Everyone has a name. That's a fact, but how many of us actually like it? Kids are born loving their name, or learning to love it. There’s no middle ground. I had to learn to love it. I know that this sounds weird, but it’s true. It wasn't an overnight process, loving your own name, it took me 6 years to love my name.
The day that I began to notice was on the first day of kindergarten. Before I didn't care much about my name. It was just me. I didn’t find anything different or strange about it. I only knew what my name was, and that I should answer to it.
On the first day, I tried to chase my mom off campus so that school can start sooner. At least that's what 5-year old Dania thought would happen. I grew up with the phrase, “Vas a ir al colegio, no pero’s. Vas a ir porque yo dije!” Which translates to, “You’re going to college, no but’s. You’re going because I said so.” I grew up with over-exaggerated tales of how everyone gets along and that everyone will be my friend. So you could say, I was excited for school, I wasn't scared or worried. Bullying, psh, what's that? Embarrassment? Never heard of it. Well, I found out pretty soon on the first day of school what that was.
At home everyone pronounced my name correctly, or they called me by my middle name, so I thought my name was normal.

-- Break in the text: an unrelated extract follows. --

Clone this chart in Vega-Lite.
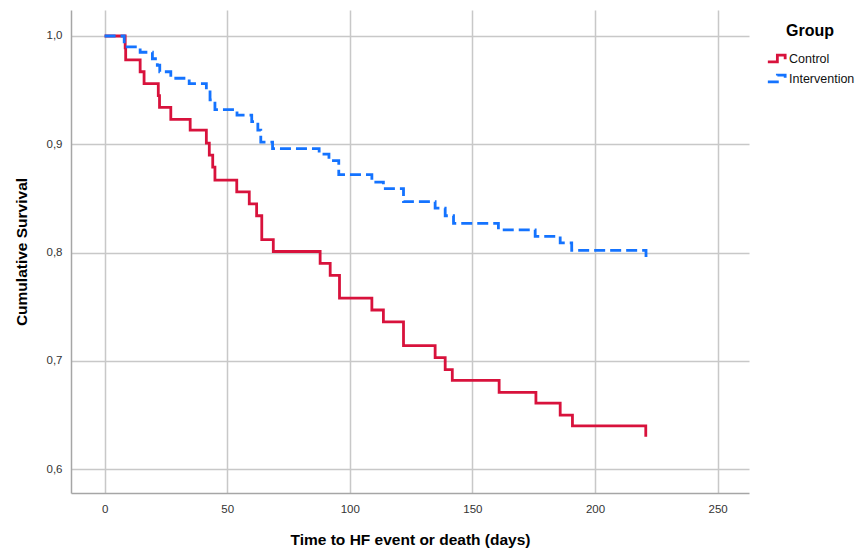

I remember the teacher calling out role, and she got to my name. I felt time slow down and I felt everyone staring at the teacher. Yes felt, it was that intense of a moment of quietness. The teacher never got that moment again throughout the school year.

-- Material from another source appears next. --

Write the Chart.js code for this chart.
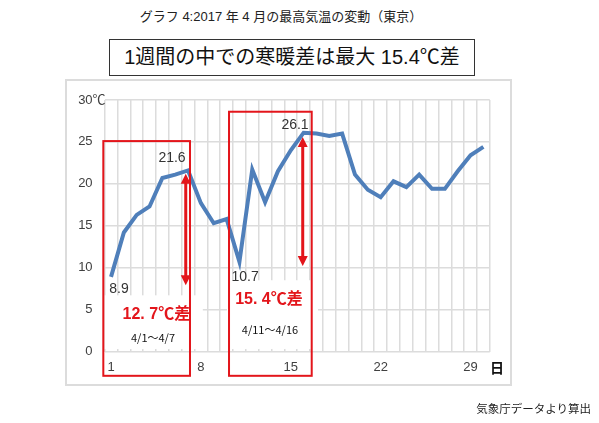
<!DOCTYPE html>
<html lang="ja">
<head>
<meta charset="utf-8">
<script src="https://cdn.jsdelivr.net/npm/chart.js@4/dist/chart.umd.min.js"></script>
<style>
  html, body { margin:0; padding:0; background:#fff; }
  body { width:599px; height:423px; position:relative; overflow:hidden;
         font-family:"Liberation Sans","Noto Sans CJK JP",sans-serif; color:#222; }
  #heading { position:absolute; left:0; width:562px; top:8px; text-align:center; font-size:13px; line-height:18px; }
  #titlebox { position:absolute; left:109px; top:39px; width:364px; height:35px; border:1.5px solid #333;
              text-align:center; font-size:20px; line-height:35px; color:#111; }
  #frame { position:absolute; left:65px; top:79px; width:443px; height:303px; border:2px solid #dcdcdc; }
  #source { position:absolute; right:8px; top:400px; font-size:11.5px; line-height:18px; color:#222; }
  #chart { position:absolute; left:0; top:0; }
</style>
</head>
<body>
<div id="heading">グラフ 4:2017 年 4 月の最高気温の変動（東京）</div>
<div id="titlebox">1週間の中での寒暖差は最大 15.4℃差</div>
<div id="frame"></div>
<canvas id="chart" width="599" height="423"></canvas>
<div id="source">気象庁データより算出</div>
<script>
// 2017年4月 東京の日最高気温
const days = ["1","2","3","4","5","6","7","8","9","10","11","12","13","14","15",
              "16","17","18","19","20","21","22","23","24","25","26","27","28","29","30"];
const maxTemp = [8.9, 14.2, 16.3, 17.3, 20.7, 21.1, 21.6, 17.7, 15.3, 15.8,
                 10.7, 21.7, 17.8, 21.5, 24.0, 26.1, 26.0, 25.7, 26.0, 21.1,
                 19.3, 18.4, 20.3, 19.6, 21.1, 19.4, 19.4, 21.5, 23.4, 24.4];
const shownDays = ["1","8","15","22","29"];
const yTicks = [0, 5, 10, 15, 20, 25, 30];

// annotations, in data units (x = day index, y = ℃)
const masks = [
  {x0:-0.5, x1:7.15, y0:0.3, y1:6.7},
  {x0:9.03, x1:16.12, y0:0.3, y1:8.5}
];
const boxes = [
  {x0:-0.6, x1:6.15, y0:-2.9, y1:25.1},
  {x0:9.19, x1:15.63, y0:-2.9, y1:28.6}
];
const arrows = [
  {x:5.82, lo:7.9, hi:21.2},
  {x:14.93, lo:10.2, hi:25.6}
];
const notes = [
  {t:"21.6", x:4.75, y:23.1, font:"14px 'Liberation Sans'", c:"#333"},
  {t:"26.1", x:14.33, y:27.0, font:"14px 'Liberation Sans'", c:"#333"},
  {t:"8.9", x:0.62, y:7.4, font:"14px 'Liberation Sans'", c:"#333"},
  {t:"10.7", x:10.44, y:8.85, font:"14px 'Liberation Sans'", c:"#333"},
  {t:"12. 7℃差", x:3.53, y:4.36, font:"bold 16px 'Liberation Sans','Noto Sans CJK JP'", c:"#e3151b"},
  {t:"15. 4℃差", x:12.3, y:6.15, font:"bold 16px 'Liberation Sans','Noto Sans CJK JP'", c:"#e3151b"},
  {t:"4/1〜4/7", x:3.27, y:1.67, font:"11px 'Noto Sans CJK JP'", c:"#111"},
  {t:"4/11〜4/16", x:12.38, y:2.57, font:"11px 'Noto Sans CJK JP'", c:"#111"}
];

const red = "#e3151b";
const gridColor = "#dcdcdc";

const annot = {
  id: "annot",
  beforeDatasetsDraw(chart){
    const {ctx, scales:{x, y}} = chart;
    ctx.save();
    ctx.fillStyle = "#fff";
    masks.forEach(m=>{
      const l = x.getPixelForValue(m.x0), r = x.getPixelForValue(m.x1);
      const t = y.getPixelForValue(m.y1), b = y.getPixelForValue(m.y0);
      ctx.fillRect(l, t, r-l, b-t);
    });
    ctx.restore();
  },
  afterDatasetsDraw(chart){
    const {ctx, scales:{x, y}} = chart;
    ctx.save();
    // red frames
    ctx.strokeStyle = red; ctx.lineWidth = 2;
    boxes.forEach(bx=>{
      const l = x.getPixelForValue(bx.x0), r = x.getPixelForValue(bx.x1);
      const t = y.getPixelForValue(bx.y1), b = y.getPixelForValue(bx.y0);
      ctx.strokeRect(l, t, r-l, b-t);
    });
    // double arrows
    ctx.fillStyle = red; ctx.lineWidth = 3;
    arrows.forEach(a=>{
      const px = x.getPixelForValue(a.x);
      const top = y.getPixelForValue(a.hi), bot = y.getPixelForValue(a.lo);
      const hh = 10, hw = 5;
      ctx.beginPath(); ctx.moveTo(px, top+hh-1); ctx.lineTo(px, bot-hh+1); ctx.stroke();
      ctx.beginPath(); ctx.moveTo(px, top); ctx.lineTo(px-hw, top+hh); ctx.lineTo(px+hw, top+hh); ctx.closePath(); ctx.fill();
      ctx.beginPath(); ctx.moveTo(px, bot); ctx.lineTo(px-hw, bot-hh); ctx.lineTo(px+hw, bot-hh); ctx.closePath(); ctx.fill();
    });
    // text notes
    ctx.textAlign = "center"; ctx.textBaseline = "middle";
    notes.forEach(n=>{
      ctx.font = n.font; ctx.fillStyle = n.c;
      ctx.fillText(n.t, x.getPixelForValue(n.x), y.getPixelForValue(n.y));
    });
    // unit labels
    ctx.fillStyle = "#404040"; ctx.font = "13px 'Liberation Sans','Noto Sans CJK JP'";
    ctx.textAlign = "left";
    ctx.fillText("℃", x.left - 12, y.getPixelForValue(30));
    ctx.fillStyle = "#111"; ctx.font = "bold 14px 'Noto Sans CJK JP'";
    ctx.textAlign = "center";
    ctx.fillText("日", x.getPixelForValue(30.06), x.top + 16);
    ctx.restore();
  }
};

new Chart(document.getElementById("chart"), {
  type: "line",
  data: {
    labels: days,
    datasets: [{
      label: "最高気温",
      data: maxTemp,
      borderColor: "#4f7fba",
      borderWidth: 4,
      pointRadius: 0,
      tension: 0,
      fill: false
    }]
  },
  options: {
    responsive: false,
    animation: false,
    devicePixelRatio: 1,
    layout: { padding: { left: 70, right: 109.2, top: 100, bottom: 41.5 } },
    plugins: { legend: { display: false }, tooltip: { enabled: false } },
    scales: {
      x: {
        type: "category",
        offset: true,
        grid: { offset: true, color: gridColor, lineWidth: 1.5, drawTicks: false },
        border: { display: false },
        afterFit(s){ s.height = 30; },
        ticks: {
          autoSkip: false, maxRotation: 0, padding: 8,
          color: "#404040", font: { family: "'Liberation Sans'", size: 13 },
          callback(v){ const lab = this.getLabelForValue(v); return shownDays.includes(lab) ? lab : ""; }
        }
      },
      y: {
        min: 0, max: 30,
        afterFit(s){ s.width = 34.6; },
        afterBuildTicks(s){ s.ticks = yTicks.map(v=>({value:v})); },
        grid: { color: gridColor, lineWidth: 1.5, drawTicks: false },
        border: { display: false },
        ticks: { padding: 12, color: "#404040", font: { family: "'Liberation Sans'", size: 13 } }
      }
    }
  },
  plugins: [annot]
});
</script>
</body>
</html>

I never felt more embarrassed in my life. Giggles filled the classroom, and I was a mess of emotions, I didn’t see my name as strange. Just normal. I never thought that my name would be a cause of giggles throughout a too bright classroom.
It’s very rare that someone pronounces my name correctly, but when they do, I always have a look of surprise. My friends used to tease me with my face every time a teacher said my name correctly. Don’t get me started on substitute teachers though. I always hated it when my usual teacher was absent. This cycle begins every year.
“Dan-ee-ah” that’s what most teachers call me for the first few days of school. The rough, deep ‘a’ and no smooth transition from ‘n’ to the ‘i’. The hard and sharp ‘e’ sound. Everything was just… a roughness that you couldn’t even imagine. I always felt a sense of dread when they would go through the list of names. That’s how I started telling people to call me Dani, or teaching them to pronounce my name.
Then came 6th grade, there was this girl that hated me, and I still don’t know why. I ignored her, just like how everyone said that’s what you should do if you’re ever bullied. She still didn’t stop, but me being me, I decided to fight back. I knew I was good with words so I used my words. When I threatened to report her, she played the victim, but she left me alone. I know that she isn’t going to forget my name for a while. She always had a way of twisting stories, but I know how to be truthful. I felt proud that I stood up for myself, and proud that my name now had a meaning. Not a meaning from the internet, but a personal meaning. Something that is more powerful. My name is Dania, and I am independent, strong, smart, and good with words. I am no longer ashamed of my name, or embarrassed when someone says my name wrong. My name is unique, it defines me, it is important, it’s me. And I will never change that.